Data section:
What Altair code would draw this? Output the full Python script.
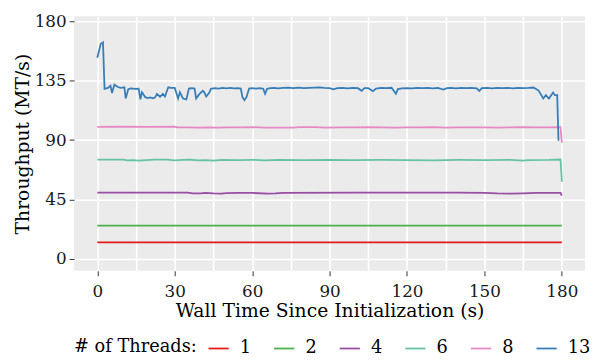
import altair as alt
import pandas as pd

threads = ["1", "2", "4", "6", "8", "13"]
colors = ["#E41A1C", "#4DAF4A", "#984EA3", "#66C2A5", "#E78AC3", "#377EB8"]
widths = [1.8, 1.8, 1.8, 1.4, 1.4, 2.6]

x_ticks = list(range(0, 181, 15))
y_ticks = [0, 45, 90, 135, 180]

t1 = [0, 180]
v1 = [12.6, 12.6]
t2 = [0, 180]
v2 = [25.2, 25.2]
t4 = [0, 35, 37, 40, 42, 45, 48, 50, 55, 60, 66, 69, 72, 100, 140, 150, 155, 160, 165, 170, 179.5, 180]
v4 = [50.2, 50.2, 49.6, 49.7, 50.1, 49.6, 49.4, 49.8, 50.1, 50.0, 49.5, 49.6, 50.1, 50.2, 50.2, 50.1, 49.6, 49.5, 49.7, 50.0, 50.1, 48.0]
t6 = [0, 10, 11.6, 14, 16, 19, 22, 27, 30, 33, 36, 39, 42, 45, 48, 55, 60, 65, 70, 80, 90, 100, 110, 120,
      130, 140, 150, 160, 165, 167, 175, 179.5, 180]
v6 = [75.3, 75.3, 74.6, 74.8, 74.4, 74.8, 75.2, 75.2, 74.7, 75.1, 75.2, 74.6, 74.8, 74.5, 75.0, 74.8, 75.1, 74.7,
      75.0, 74.9, 75.1, 74.8, 75.0, 74.9, 74.7, 75.0, 74.9, 75.0, 74.4, 74.9, 75.0, 75.3, 58.5]
t8 = [0, 10, 20, 30, 31, 35, 39, 43, 47, 50, 55, 60, 65, 70, 76, 78, 85, 88, 95, 100, 105, 110, 115, 120, 125,
      130, 135, 140, 145, 150, 155, 160, 165, 170, 175, 179.5, 180]
v8 = [100.0, 100.1, 100.0, 100.1, 99.6, 99.7, 99.4, 99.6, 99.4, 99.7, 99.6, 99.8, 99.5, 99.4, 99.5, 99.8, 99.9,
      99.5, 99.7, 99.6, 99.8, 99.6, 99.5, 99.7, 99.6, 99.8, 99.5, 99.7, 99.6, 99.7, 99.5, 99.6, 99.8, 99.6, 99.7,
      99.8, 88.0]
t13 = [0, 1.3, 2.2, 2.8, 4.1, 5.1, 5.7, 6.6, 8, 9, 10.5, 11, 12, 13, 14.5, 16, 16.7, 17.3, 18.6, 19.5, 20.5,
       21.5, 22.4, 23.1, 24.3, 25.4, 26.2, 27.5, 28.5, 30, 31.3, 32, 33.2, 34.5, 35.5, 36.5, 37.7, 38.3, 39.6,
       40.9, 41.5, 42.2, 43.4, 44, 45.5, 47, 48.5, 50, 51.5, 53, 54.5, 55.6, 56.2, 57, 57.8, 58.8, 60, 61.5, 63,
       64.3, 65, 65.8, 67, 68.5, 70, 72, 74, 76, 78, 80, 82, 84, 86, 88, 90, 91.5, 93, 95, 97, 99, 101, 102.4,
       103.5, 105, 106.8, 108, 110, 112, 114, 115.7, 116.5, 118, 120, 122, 124, 126, 128, 130, 132, 134, 135.5,
       137, 139, 141, 143, 145, 147, 148, 149, 151, 153, 155, 157, 159, 161, 163, 165, 167, 169, 171, 172.8,
       173.8, 175, 176.6, 177.3, 178.2, 178.7]
v13 = [152.3, 162.8, 164.0, 128.8, 129.5, 131.2, 125.6, 131.9, 130.2, 129.6, 130.0, 121.5, 128.6, 129.2, 128.8,
       129.0, 120.8, 126.3, 122.5, 121.8, 122.3, 121.6, 122.4, 125.0, 122.8, 125.0, 123.0, 130.0, 129.6, 129.5,
       121.5, 126.3, 121.5, 120.8, 129.0, 129.4, 129.0, 121.5, 125.0, 127.3, 126.0, 123.0, 126.0, 128.8, 129.3,
       129.0, 129.5, 129.2, 129.6, 129.1, 129.4, 129.0, 122.7, 120.3, 122.5, 129.0, 129.3, 129.0, 129.4, 128.9,
       125.0, 128.8, 129.3, 129.6, 129.2, 129.5, 129.8, 129.4, 129.7, 129.3, 129.6, 129.8, 129.9, 129.6, 129.4,
       128.5, 129.3, 129.5, 129.2, 129.6, 129.3, 127.3, 129.4, 129.3, 127.0, 129.0, 129.5, 129.3, 129.6, 125.1,
       128.6, 129.2, 129.4, 129.1, 129.5, 129.3, 129.6, 129.2, 129.5, 128.3, 129.3, 129.6, 129.2, 129.5, 129.3,
       129.6, 129.2, 127.2, 129.3, 129.5, 129.2, 129.6, 129.3, 129.5, 129.2, 129.6, 129.3, 129.5, 129.8, 127.5,
       121.5, 124.0, 121.5, 126.0, 124.0, 124.0, 89.5]

series = {"1": (t1, v1), "2": (t2, v2), "4": (t4, v4), "6": (t6, v6), "8": (t8, v8), "13": (t13, v13)}
rows = []
for k, (ts, vs) in series.items():
    for t, v in zip(ts, vs):
        rows.append({"t": t, "v": v, "threads": k})
df = pd.DataFrame(rows)

FONT = "DejaVu Serif"

chart = alt.Chart(df).mark_line().encode(
    x=alt.X("t:Q",
            scale=alt.Scale(domain=[-9, 189], nice=False, zero=False),
            axis=alt.Axis(values=x_ticks,
                          labelExpr="datum.value % 30 == 0 ? datum.label : ''",
                          tickColor={"condition": {"test": "datum.value % 30 != 0", "value": "transparent"},
                                     "value": "#333333"},
                          title="Wall Time Since Initialization (s)",
                          labelPadding=8, titlePadding=2)),
    y=alt.Y("v:Q",
            scale=alt.Scale(domain=[-8.96, 183.7], nice=False, zero=False),
            axis=alt.Axis(values=y_ticks, title="Throughput (MT/s)", titlePadding=2, labelPadding=3)),
    color=alt.Color("threads:N", sort=threads,
                    scale=alt.Scale(domain=threads, range=colors),
                    legend=alt.Legend(title="# of Threads:", orient="none", legendX=0, legendY=325,
                                      direction="horizontal", titleOrient="left",
                                      symbolType="stroke", symbolSize=420, symbolStrokeWidth=2,
                                      labelFontSize=18, titleFontSize=18, labelFont=FONT, titleFont=FONT,
                                      titleFontWeight="normal", columnPadding=18.5, labelOffset=10,
                                      titlePadding=10, titleColor="#000000", labelColor="#000000")),
    strokeWidth=alt.StrokeWidth("threads:N", scale=alt.Scale(domain=threads, range=widths), legend=None),
).properties(
    width=518, height=258,
    autosize=alt.AutoSizeParams(type="none"),
    padding={"left": 67, "top": 6, "right": 5, "bottom": 90},
).configure(
    font=FONT
).configure_view(
    fill="#EBEBEB", stroke=None
).configure_axis(
    domain=False, grid=True, gridColor="#FFFFFF", gridWidth=1.6,
    tickSize=5, tickWidth=1, tickColor="#333333",
    labelFont=FONT, labelFontSize=17, labelColor="#1A1A1A", labelPadding=4,
    titleFont=FONT, titleFontSize=19, titleFontWeight="normal", titleColor="#000000",
)

chart.save("out.html", embed_options={"renderer": "svg", "actions": False})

Your task: Write out exactly the opening lines of the data, stopping after the line that holds "y_ticks = [0, 45, 90, 135, 180]". Exclude pictures.

Output below:
What Altair code would draw this? Output the full Python script.
import altair as alt
import pandas as pd

threads = ["1", "2", "4", "6", "8", "13"]
colors = ["#E41A1C", "#4DAF4A", "#984EA3", "#66C2A5", "#E78AC3", "#377EB8"]
widths = [1.8, 1.8, 1.8, 1.4, 1.4, 2.6]

x_ticks = list(range(0, 181, 15))
y_ticks = [0, 45, 90, 135, 180]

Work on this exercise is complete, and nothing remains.